In People of the State of New York v. Harris (N.Y. Crim. Ct. 2012), the New York district attorney subpoenaed the tweets of an Occupy Wall Street protestor over the past 3.5 months. When the protestor contested the subpoena, the court replied that by sending information to Twitter, the defendant was “also granting a license for Twitter to distribute that information to anyone, any way and for any reason it chooses.” In explaining their reasoning behind this conclusion, the court pointed to United States v. Lifshitz (2d. Circuit 2004), where the court held that interest postings and delivered e-mails do not receive privacy protections because “users would logically lack a legitimate expectation of privacy in materials intended for publication or public posting.”

Following this reasoning, the near-whole record of our digital life is an open book for law enforcement. This is especially true when you consider that posts don't disappear from companies’ records just because the user has clicked “delete”.

Online Identity

To view all Internet-uploaded content as intended to be shared publicly is an overly broad presumption. If this were true, there would be no such thing as “private” Twitters or Instagrams, there would be no need for “friending” on Facebook, and e-mails wouldn’t have specified recipients in the “To” line. The line between public and private aside, when building an online presence, what users are essentially doing is building an online extension of their offline identities.

Social media profiles contain information about what we think, how we feel, where we went, what we ate, whom we associate with, and what we do. Our internet selves interact with other users through words and actions. Online, we search for answers and make all sorts of decisions. We are not only uploading information about ourselves to the internet; we, our identities, are living on the internet.

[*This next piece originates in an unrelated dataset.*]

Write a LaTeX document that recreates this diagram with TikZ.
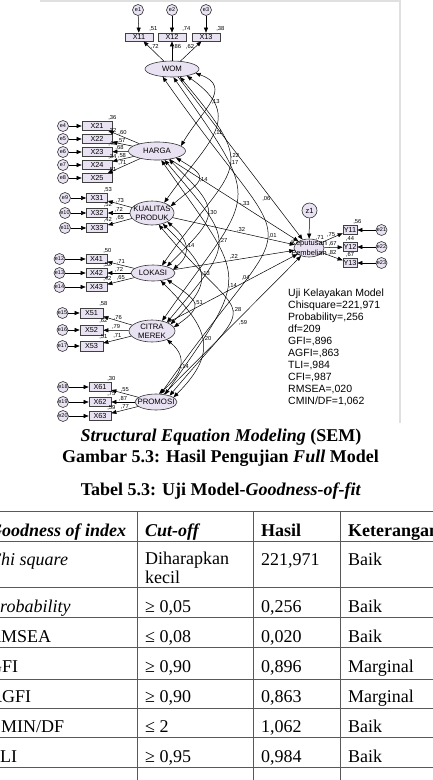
\documentclass[tikz,border=0pt]{standalone}
\usepackage{fontspec}
\setmainfont{Liberation Serif}
\newfontfamily\amosfont{Liberation Sans}
\usepackage{tikz}
\usetikzlibrary{shapes.geometric}
\usetikzlibrary{arrows.meta}
\usepackage{xcolor}
\definecolor{lav}{RGB}{233,226,243}

\tikzset{
  latent/.style={ellipse, draw=black!80, fill=lav, line width=0.6pt, inner sep=0pt},
  ltxt/.style={font=\amosfont\fontsize{7.8}{9}\selectfont, align=center, inner sep=0pt},
  obs/.style={rectangle, draw=black!75, fill=lav, line width=0.7pt, inner sep=0pt, minimum height=9pt, font=\amosfont\fontsize{7.3}{8}\selectfont},
  err/.style={circle, draw=black!80, fill=lav, line width=0.6pt, inner sep=0pt, minimum size=11pt, font=\amosfont\fontsize{5.5}{6}\selectfont},
  reg/.style={-{Triangle[length=5pt,width=4pt]}, line width=0.5pt},
  cov/.style={{Triangle[length=5pt,width=4pt]}-{Triangle[length=5pt,width=4pt]}, line width=0.5pt},
  num/.style={font=\amosfont\fontsize{5.8}{6}\selectfont, inner sep=0.8pt},
  r2/.style={num, anchor=south},
  capline/.style={anchor=base, inner sep=0pt, font=\bfseries\fontsize{18}{20}\selectfont},
  cell/.style={anchor=base west, inner sep=0pt, font=\fontsize{18}{20}\selectfont},
  tabline/.style={draw=black!65, line width=0.8pt}
}

\begin{document}
\begin{tikzpicture}[x=1pt,y=-1pt]
\useasboundingbox (0,0) rectangle (433,780);

\draw[black!12, line width=1.2pt] (40,1) -- (400,1) -- (400,423);

\node[latent, minimum width=54pt, minimum height=16pt] (wom) at (172,69) {};
\node[ltxt] (womtext) at (wom) {WOM};
\node[latent, minimum width=57pt, minimum height=18pt] (harga) at (157,151) {};
\node[ltxt] (hargatext) at (harga) {HARGA};
\node[latent, minimum width=44pt, minimum height=24pt] (kual) at (152,213) {};
\node[ltxt] (kualtext) at (kual) {KUALITAS\\PRODUK};
\node[latent, minimum width=44pt, minimum height=16pt] (lok) at (153,273) {};
\node[ltxt] (loktext) at (lok) {LOKASI};
\node[latent, minimum width=46pt, minimum height=22pt] (cit) at (152,331) {};
\node[ltxt] (cittext) at (cit) {CITRA\\MEREK};
\node[latent, minimum width=42pt, minimum height=16pt] (prom) at (156,402) {};
\node[ltxt] (promtext) at (prom) {PROMOSI};
\node[latent, minimum width=30pt, minimum height=18pt, label={[r2]north east:{,71}}] (kp) at (309,248) {};
\node[ltxt, font=\amosfont\fontsize{7.5}{9.5}\selectfont] (kptext) at (kp) {Keputusan\\Pembelian};
\node[err, minimum size=15pt, font=\amosfont\fontsize{7.5}{8}\selectfont] (z1) at (309.5,210.5) {z1};

\node[err] (e1) at (138,10) {e1};
\node[err] (e2) at (172,10) {e2};
\node[err] (e3) at (206,10) {e3};
\node[obs, minimum width=28pt, minimum height=8pt, label={[r2]north east:{,51}}] (x11) at (139,37) {X11};
\node[obs, minimum width=28pt, minimum height=8pt, label={[r2]north east:{,74}}] (x12) at (172,37) {X12};
\node[obs, minimum width=28pt, minimum height=8pt, label={[r2]north east:{,38}}] (x13) at (206,37) {X13};
\draw[reg] (e1) -- (x11);
\draw[reg] (e2) -- (x12);
\draw[reg] (e3) -- (x13);
\draw[reg] (wom) -- node[num, pos=.7, right] {,72} (x11);
\draw[reg] (wom) -- node[num, pos=.7, right] {,86} (x12);
\draw[reg] (wom) -- node[num, pos=.7, left] {,62} (x13);

\node[err] (e4) at (63,126) {e4};
\node[err] (e5) at (63,139) {e5};
\node[err] (e6) at (63,152) {e6};
\node[err] (e7) at (63,165) {e7};
\node[err] (e8) at (63,178) {e8};
\node[obs, minimum width=30pt, label={[r2]north east:{,36}}] (x21) at (97,126) {X21};
\node[obs, minimum width=30pt, label={[r2]north east:{,32}}] (x22) at (97,139) {X22};
\node[obs, minimum width=30pt, label={[r2]north east:{,46}}] (x23) at (97,152) {X23};
\node[obs, minimum width=30pt, label={[r2]north east:{,34}}] (x24) at (97,165) {X24};
\node[obs, minimum width=30pt, label={[r2]north east:{,51}}] (x25) at (97,178) {X25};
\draw[reg] (e4) -- (x21);
\draw[reg] (e5) -- (x22);
\draw[reg] (e6) -- (x23);
\draw[reg] (e7) -- (x24);
\draw[reg] (e8) -- (x25);
\draw[reg] (harga) -- node[num, pos=.55, above] {,60} (x21);
\draw[reg] (harga) -- node[num, pos=.55, above] {,57} (x22);
\draw[reg] (harga) -- node[num, pos=.55, above] {,68} (x23);
\draw[reg] (harga) -- node[num, pos=.55, above] {,58} (x24);
\draw[reg] (harga) -- node[num, pos=.55, above] {,71} (x25);

\node[err] (e9) at (65,198) {e9};
\node[err] (e10) at (65,213) {e10};
\node[err] (e11) at (65,228) {e11};
\node[obs, minimum width=21pt, label={[r2]north east:{,53}}] (x31) at (97,198) {X31};
\node[obs, minimum width=21pt, label={[r2]north east:{,52}}] (x32) at (97,213) {X32};
\node[obs, minimum width=21pt, label={[r2]north east:{,42}}] (x33) at (97,228) {X33};
\draw[reg] (e9) -- (x31);
\draw[reg] (e10) -- (x32);
\draw[reg] (e11) -- (x33);
\draw[reg] (kual) -- node[num, pos=.5, above] {,73} (x31);
\draw[reg] (kual) -- node[num, pos=.5, above] {,72} (x32);
\draw[reg] (kual) -- node[num, pos=.5, above] {,65} (x33);

\node[err] (e12) at (59.5,259) {e12};
\node[err] (e13) at (59.5,273) {e13};
\node[err] (e14) at (59.5,287) {e14};
\node[obs, minimum width=21pt, label={[r2]north east:{,50}}] (x41) at (96.5,259) {X41};
\node[obs, minimum width=21pt, label={[r2]north east:{,52}}] (x42) at (96.5,273) {X42};
\node[obs, minimum width=21pt, label={[r2]north east:{,42}}] (x43) at (96.5,287) {X43};
\draw[reg] (e12) -- (x41);
\draw[reg] (e13) -- (x42);
\draw[reg] (e14) -- (x43);
\draw[reg] (lok) -- node[num, pos=.5, above] {,71} (x41);
\draw[reg] (lok) -- node[num, pos=.5, above] {,72} (x42);
\draw[reg] (lok) -- node[num, pos=.5, above] {,65} (x43);

\node[err] (e15) at (62.5,313) {e15};
\node[err] (e16) at (62.5,330) {e16};
\node[err] (e17) at (62.5,346) {e17};
\node[obs, minimum width=23pt, minimum height=10pt, label={[r2]north east:{,58}}] (x51) at (91.5,313) {X51};
\node[obs, minimum width=23pt, minimum height=10pt, label={[r2]north east:{,62}}] (x52) at (91.5,330) {X52};
\node[obs, minimum width=23pt, minimum height=10pt, label={[r2]north east:{,51}}] (x53) at (91.5,346) {X53};
\draw[reg] (e15) -- (x51);
\draw[reg] (e16) -- (x52);
\draw[reg] (e17) -- (x53);
\draw[reg] (cit) -- node[num, pos=.5, above] {,76} (x51);
\draw[reg] (cit) -- node[num, pos=.5, above] {,79} (x52);
\draw[reg] (cit) -- node[num, pos=.5, above] {,71} (x53);

\node[err] (e18) at (63,387) {e18};
\node[err] (e19) at (63,402) {e19};
\node[err] (e20) at (63,416) {e20};
\node[obs, minimum width=22pt, label={[r2]north east:{,30}}] (x61) at (100,387) {X61};
\node[obs, minimum width=22pt, label={[r2]north east:{,75}}] (x62) at (100,402) {X62};
\node[obs, minimum width=22pt, label={[r2]north east:{,59}}] (x63) at (100,416) {X63};
\draw[reg] (e18) -- (x61);
\draw[reg] (e19) -- (x62);
\draw[reg] (e20) -- (x63);
\draw[reg] (prom) -- node[num, pos=.5, above] {,55} (x61);
\draw[reg] (prom) -- node[num, pos=.5, above] {,87} (x62);
\draw[reg] (prom) -- node[num, pos=.5, above] {,77} (x63);

\node[obs, minimum width=14pt, label={[r2]north east:{,56}}] (y11) at (350,230) {Y11};
\node[obs, minimum width=14pt, label={[r2]north:{,44}}] (y12) at (350,247) {Y12};
\node[obs, minimum width=14pt, label={[r2]north:{,67}}] (y13) at (350,263) {Y13};
\node[err] (e21) at (381.5,230) {e21};
\node[err] (e22) at (381.5,247) {e22};
\node[err] (e23) at (381.5,263) {e23};
\draw[reg] (e21) -- (y11);
\draw[reg] (e22) -- (y12);
\draw[reg] (e23) -- (y13);
\draw[reg] (kp) -- node[num, pos=.45, above] {,75} (y11);
\draw[reg] (kp) -- node[num, pos=.45, above] {,67} (y12);
\draw[reg] (kp) -- node[num, pos=.5, above] {,82} (y13);
\draw[reg] (z1) -- (kp);

\draw[reg] (wom) -- node[num, pos=.75, left] {,06} (kp);
\draw[reg] (harga) -- node[num, pos=.58, above] {-,33} (kp);
\draw[reg] (kual) -- node[num, pos=.56, above] {,32} (kp);
\draw[reg] (lok) -- node[num, pos=.5, above] {,22} (kp);
\draw[reg] (cit) -- node[num, pos=.6, above] {,04} (kp);
\draw[reg] (prom) -- node[num, pos=.54, below right] {,59} (kp);

\draw[cov] (wom.-10) to[out=-20, in=60, distance=41pt] node[num, right] {,13} (harga.12);
\draw[cov] (wom.-25) to[out=-35, in=55, distance=73pt] node[num, right] {,11} (kual.40);
\draw[cov] (wom.-45) to[out=-50, in=55, distance=127pt] node[num, pos=.4, right] {,22} (lok.40);
\draw[cov] (wom.-80) to[out=-55, in=55, distance=161pt] node[num, pos=.3, right] {,17} (cit.45);
\draw[cov] (wom.-140) to[out=-55, in=55, distance=246pt] node[num, right] {,01} (prom.60);
\draw[cov] (harga.-20) to[out=-30, in=40, distance=41pt] node[num, right] {,14} (kual.20);
\draw[cov] (harga.-35) to[out=-45, in=45, distance=75pt] node[num, right] {,30} (lok.25);
\draw[cov] (harga.-50) to[out=-50, in=50, distance=109pt] node[num, right] {,27} (cit.30);
\draw[cov] (harga.-65) to[out=-55, in=55, distance=151pt] node[num, pos=.55, right] {,14} (prom.40);
\draw[cov] (kual.-30) to[out=-40, in=40, distance=26pt] node[num, right] {,14} (lok.10);
\draw[cov] (kual.-45) to[out=-45, in=45, distance=64pt] node[num, right] {,13} (cit.20);
\draw[cov] (kual.-60) to[out=-50, in=50, distance=141pt] node[num, right] {,28} (prom.25);
\draw[cov] (lok.-25) to[out=-35, in=35, distance=38pt] node[num, right] {,51} (cit.10);
\draw[cov] (lok.-45) to[out=-45, in=45, distance=66pt] node[num, right] {,20} (prom.15);
\draw[cov] (cit.-30) to[out=-40, in=40, distance=29pt] node[num, right] {,14} (prom.70);

\node[anchor=north west, inner sep=0pt, align=left, font=\amosfont\fontsize{10.5}{12}\selectfont] (fit) at (288,288.5) {Uji Kelayakan Model\\Chisquare=221,971\\Probability=,256\\df=209\\GFI=,896\\AGFI=,863\\TLI=,984\\CFI=,987\\RMSEA=,020\\CMIN/DF=1,062};

\node[capline] (cap1) at (221,441) {\textit{Structural Equation Modeling} (SEM)};
\node[capline] (cap2) at (220.5,462) {Gambar 5.3: Hasil Pengujian \textit{Full} Model};
\node[capline] (cap3) at (221,495) {Tabel 5.3: Uji Model-\textit{Goodness-of-fit}};

\draw[tabline] (-20,511) -- (460,511);
\draw[tabline] (-20,541) -- (460,541);
\draw[tabline] (-20,587) -- (460,587);
\draw[tabline] (-20,617) -- (460,617);
\draw[tabline] (-20,647) -- (460,647);
\draw[tabline] (-20,679) -- (460,679);
\draw[tabline] (-20,708) -- (460,708);
\draw[tabline] (-20,737) -- (460,737);
\draw[tabline] (-20,767) -- (460,767);
\draw[tabline] (137,511) -- (137,790);
\draw[tabline] (253,511) -- (253,790);
\draw[tabline] (340,511) -- (340,790);

\node[cell] (h1) at (-11,536) {\textbf{\textit{Goodness of index}}};
\node[cell] (h2) at (145,536) {\textbf{\textit{Cut-off}}};
\node[cell] (h3) at (261,536) {\textbf{Hasil}};
\node[cell] (h4) at (348,536) {\textbf{Keterangan}};

\node[cell] (a1) at (-11,565) {\textit{Chi square}};
\node[cell] (a2) at (145,564) {Diharapkan};
\node[cell] (a2b) at (145,583) {kecil};
\node[cell] (a3) at (261,565) {221,971};
\node[cell] (a4) at (348,565) {Baik};

\node[cell] (b1) at (-11,612) {\textit{Probability}};
\node[cell] (b2) at (145,612) {≥ 0,05};
\node[cell] (b3) at (261,612) {0,256};
\node[cell] (b4) at (348,612) {Baik};

\node[cell] (c1) at (-11,642) {RMSEA};
\node[cell] (c2) at (145,642) {≤ 0,08};
\node[cell] (c3) at (261,642) {0,020};
\node[cell] (c4) at (348,642) {Baik};

\node[cell] (d1) at (-11,672) {GFI};
\node[cell] (d2) at (145,672) {≥ 0,90};
\node[cell] (d3) at (261,672) {0,896};
\node[cell] (d4) at (348,672) {Marginal};

\node[cell] (f1) at (-11,702) {AGFI};
\node[cell] (f2) at (145,702) {≥ 0,90};
\node[cell] (f3) at (261,702) {0,863};
\node[cell] (f4) at (348,702) {Marginal};

\node[cell] (g1) at (-11,732) {CMIN/DF};
\node[cell] (g2) at (145,732) {≤ 2};
\node[cell] (g3) at (261,732) {1,062};
\node[cell] (g4) at (348,732) {Baik};

\node[cell] (k1) at (-11,762) {TLI};
\node[cell] (k2) at (145,762) {≥ 0,95};
\node[cell] (k3) at (261,762) {0,984};
\node[cell] (k4) at (348,762) {Baik};

\end{tikzpicture}
\end{document}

Yet, users are not deemed as owning a proprietary or privacy interest in their online identities.

The more we use the Internet, the more complete this online identity is, and the more searchable our identity becomes to law enforcement. The choice shouldn’t be “online and it’s public” or “offline and 4th Amendment-protected”. The fact that our online selves do not exist physically or operate in a physical space does not mean that they are any less real.